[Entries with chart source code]
** Begin **
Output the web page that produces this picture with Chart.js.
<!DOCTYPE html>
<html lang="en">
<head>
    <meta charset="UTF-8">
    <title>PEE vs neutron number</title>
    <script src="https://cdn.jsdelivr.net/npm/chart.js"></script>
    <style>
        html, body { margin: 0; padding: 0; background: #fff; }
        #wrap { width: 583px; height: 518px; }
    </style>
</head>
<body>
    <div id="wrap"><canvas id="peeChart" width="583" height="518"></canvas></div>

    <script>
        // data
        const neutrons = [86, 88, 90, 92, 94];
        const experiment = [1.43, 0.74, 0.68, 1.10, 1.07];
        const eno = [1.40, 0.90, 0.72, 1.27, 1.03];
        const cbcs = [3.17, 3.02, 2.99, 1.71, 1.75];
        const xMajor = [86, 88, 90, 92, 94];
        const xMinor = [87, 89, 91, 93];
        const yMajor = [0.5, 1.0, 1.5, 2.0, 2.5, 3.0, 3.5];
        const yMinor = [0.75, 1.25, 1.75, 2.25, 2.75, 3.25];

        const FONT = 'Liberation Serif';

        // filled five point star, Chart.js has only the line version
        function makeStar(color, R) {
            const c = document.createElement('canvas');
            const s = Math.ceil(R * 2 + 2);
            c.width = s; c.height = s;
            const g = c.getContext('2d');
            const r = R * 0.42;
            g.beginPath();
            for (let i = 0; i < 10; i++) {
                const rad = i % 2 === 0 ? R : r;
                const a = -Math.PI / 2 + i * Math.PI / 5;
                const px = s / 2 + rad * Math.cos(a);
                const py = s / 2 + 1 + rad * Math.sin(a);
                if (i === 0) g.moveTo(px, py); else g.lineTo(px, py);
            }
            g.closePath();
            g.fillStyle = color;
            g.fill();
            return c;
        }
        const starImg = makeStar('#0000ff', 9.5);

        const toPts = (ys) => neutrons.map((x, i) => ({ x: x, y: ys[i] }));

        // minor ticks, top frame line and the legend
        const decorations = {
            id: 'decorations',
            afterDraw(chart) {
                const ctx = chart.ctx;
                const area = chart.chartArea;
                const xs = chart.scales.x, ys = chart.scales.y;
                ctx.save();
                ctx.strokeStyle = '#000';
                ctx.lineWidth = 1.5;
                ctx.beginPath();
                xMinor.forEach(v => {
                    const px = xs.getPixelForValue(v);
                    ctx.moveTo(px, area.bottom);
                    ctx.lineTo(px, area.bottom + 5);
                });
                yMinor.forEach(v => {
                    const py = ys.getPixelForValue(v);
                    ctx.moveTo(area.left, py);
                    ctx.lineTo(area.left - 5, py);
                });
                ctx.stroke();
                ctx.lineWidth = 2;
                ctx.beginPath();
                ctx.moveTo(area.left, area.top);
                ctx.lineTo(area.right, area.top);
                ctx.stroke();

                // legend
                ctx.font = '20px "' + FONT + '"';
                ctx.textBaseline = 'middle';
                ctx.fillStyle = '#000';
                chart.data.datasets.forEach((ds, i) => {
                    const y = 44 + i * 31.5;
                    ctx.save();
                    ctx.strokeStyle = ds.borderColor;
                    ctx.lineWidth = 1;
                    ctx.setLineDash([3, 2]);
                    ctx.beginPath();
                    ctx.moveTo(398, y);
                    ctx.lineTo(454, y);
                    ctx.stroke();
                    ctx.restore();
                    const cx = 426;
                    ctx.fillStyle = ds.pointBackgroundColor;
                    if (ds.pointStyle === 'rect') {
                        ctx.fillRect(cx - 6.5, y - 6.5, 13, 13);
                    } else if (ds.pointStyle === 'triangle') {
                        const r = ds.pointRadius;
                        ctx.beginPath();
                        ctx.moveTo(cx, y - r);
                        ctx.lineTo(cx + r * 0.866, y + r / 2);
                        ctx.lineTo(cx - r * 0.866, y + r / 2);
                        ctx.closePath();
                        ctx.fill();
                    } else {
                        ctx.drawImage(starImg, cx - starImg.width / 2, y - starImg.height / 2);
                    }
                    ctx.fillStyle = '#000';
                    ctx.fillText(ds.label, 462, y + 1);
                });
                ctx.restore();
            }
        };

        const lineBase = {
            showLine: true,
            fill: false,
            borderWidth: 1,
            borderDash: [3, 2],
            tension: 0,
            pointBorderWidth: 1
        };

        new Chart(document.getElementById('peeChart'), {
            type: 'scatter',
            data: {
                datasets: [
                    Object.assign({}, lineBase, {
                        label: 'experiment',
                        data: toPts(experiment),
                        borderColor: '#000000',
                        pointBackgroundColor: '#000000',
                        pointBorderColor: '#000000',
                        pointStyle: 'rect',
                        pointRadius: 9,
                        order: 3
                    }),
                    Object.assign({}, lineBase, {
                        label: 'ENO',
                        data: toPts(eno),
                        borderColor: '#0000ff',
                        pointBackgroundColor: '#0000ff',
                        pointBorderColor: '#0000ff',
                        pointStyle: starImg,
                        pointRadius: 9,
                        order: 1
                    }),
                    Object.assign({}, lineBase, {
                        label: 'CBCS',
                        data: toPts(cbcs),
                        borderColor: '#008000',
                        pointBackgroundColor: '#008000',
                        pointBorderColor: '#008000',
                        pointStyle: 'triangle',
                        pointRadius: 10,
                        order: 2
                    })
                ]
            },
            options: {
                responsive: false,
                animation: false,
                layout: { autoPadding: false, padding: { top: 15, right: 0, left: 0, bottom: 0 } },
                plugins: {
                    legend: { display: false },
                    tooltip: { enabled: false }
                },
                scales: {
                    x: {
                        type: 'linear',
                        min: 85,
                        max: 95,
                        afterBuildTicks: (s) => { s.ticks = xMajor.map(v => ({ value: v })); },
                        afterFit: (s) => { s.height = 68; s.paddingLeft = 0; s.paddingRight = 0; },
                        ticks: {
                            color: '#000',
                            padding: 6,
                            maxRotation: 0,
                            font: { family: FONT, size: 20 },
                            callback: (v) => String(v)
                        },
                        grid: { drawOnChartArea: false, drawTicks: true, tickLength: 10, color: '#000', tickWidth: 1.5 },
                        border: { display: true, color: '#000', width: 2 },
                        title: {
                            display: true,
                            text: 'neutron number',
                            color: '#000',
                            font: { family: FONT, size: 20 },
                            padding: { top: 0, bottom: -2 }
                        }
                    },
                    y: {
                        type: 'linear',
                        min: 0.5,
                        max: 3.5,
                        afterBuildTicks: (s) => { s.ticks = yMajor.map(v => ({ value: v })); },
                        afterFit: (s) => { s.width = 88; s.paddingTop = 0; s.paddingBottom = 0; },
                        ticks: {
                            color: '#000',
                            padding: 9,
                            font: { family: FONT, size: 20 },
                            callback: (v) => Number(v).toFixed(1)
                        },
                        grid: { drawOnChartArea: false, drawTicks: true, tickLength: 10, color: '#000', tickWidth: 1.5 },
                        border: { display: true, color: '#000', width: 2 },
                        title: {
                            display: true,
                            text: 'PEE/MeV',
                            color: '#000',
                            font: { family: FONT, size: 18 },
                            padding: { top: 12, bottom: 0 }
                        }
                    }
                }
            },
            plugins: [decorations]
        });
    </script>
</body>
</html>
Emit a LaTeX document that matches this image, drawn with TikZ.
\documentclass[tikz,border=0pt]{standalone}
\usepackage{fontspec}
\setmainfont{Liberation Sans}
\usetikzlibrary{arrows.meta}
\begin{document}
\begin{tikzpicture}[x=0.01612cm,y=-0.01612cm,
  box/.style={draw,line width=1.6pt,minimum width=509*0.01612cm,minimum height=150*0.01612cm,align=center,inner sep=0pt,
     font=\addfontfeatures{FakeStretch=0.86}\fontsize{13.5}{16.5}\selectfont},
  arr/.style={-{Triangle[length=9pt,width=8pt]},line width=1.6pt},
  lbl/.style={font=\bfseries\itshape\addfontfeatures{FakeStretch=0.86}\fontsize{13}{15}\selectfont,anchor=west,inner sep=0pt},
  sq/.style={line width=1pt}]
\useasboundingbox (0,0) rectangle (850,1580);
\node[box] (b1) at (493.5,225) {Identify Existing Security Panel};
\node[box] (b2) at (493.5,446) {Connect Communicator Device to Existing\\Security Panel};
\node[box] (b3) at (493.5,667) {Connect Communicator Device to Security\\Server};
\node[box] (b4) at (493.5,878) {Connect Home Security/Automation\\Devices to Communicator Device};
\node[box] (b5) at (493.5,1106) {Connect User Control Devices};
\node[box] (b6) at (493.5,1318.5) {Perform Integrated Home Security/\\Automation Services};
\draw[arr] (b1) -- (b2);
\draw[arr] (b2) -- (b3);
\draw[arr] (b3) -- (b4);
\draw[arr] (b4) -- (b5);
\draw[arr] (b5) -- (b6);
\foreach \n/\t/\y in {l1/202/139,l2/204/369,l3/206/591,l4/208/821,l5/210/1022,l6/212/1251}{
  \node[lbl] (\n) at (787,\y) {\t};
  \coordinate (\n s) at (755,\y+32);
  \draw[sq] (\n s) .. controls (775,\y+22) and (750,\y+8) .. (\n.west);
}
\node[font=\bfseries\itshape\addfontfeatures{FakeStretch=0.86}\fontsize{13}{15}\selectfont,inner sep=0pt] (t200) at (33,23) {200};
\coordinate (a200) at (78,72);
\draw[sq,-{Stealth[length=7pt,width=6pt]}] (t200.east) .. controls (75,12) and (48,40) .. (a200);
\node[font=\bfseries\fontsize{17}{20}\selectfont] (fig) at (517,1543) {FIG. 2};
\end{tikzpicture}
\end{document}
** End **
EXERCISE REQUIREMENTS » Word for word, please print every line from the beginning of the records to the line bearing "const yMinor = [0.75, 1.25, 1.75, 2.25, 2.75, 3.25];", counting both ends and stopping there.

RESPONSE »
Output the web page that produces this picture with Chart.js.
<!DOCTYPE html>
<html lang="en">
<head>
    <meta charset="UTF-8">
    <title>PEE vs neutron number</title>
    <script src="https://cdn.jsdelivr.net/npm/chart.js"></script>
    <style>
        html, body { margin: 0; padding: 0; background: #fff; }
        #wrap { width: 583px; height: 518px; }
    </style>
</head>
<body>
    <div id="wrap"><canvas id="peeChart" width="583" height="518"></canvas></div>

    <script>
        // data
        const neutrons = [86, 88, 90, 92, 94];
        const experiment = [1.43, 0.74, 0.68, 1.10, 1.07];
        const eno = [1.40, 0.90, 0.72, 1.27, 1.03];
        const cbcs = [3.17, 3.02, 2.99, 1.71, 1.75];
        const xMajor = [86, 88, 90, 92, 94];
        const xMinor = [87, 89, 91, 93];
        const yMajor = [0.5, 1.0, 1.5, 2.0, 2.5, 3.0, 3.5];
        const yMinor = [0.75, 1.25, 1.75, 2.25, 2.75, 3.25];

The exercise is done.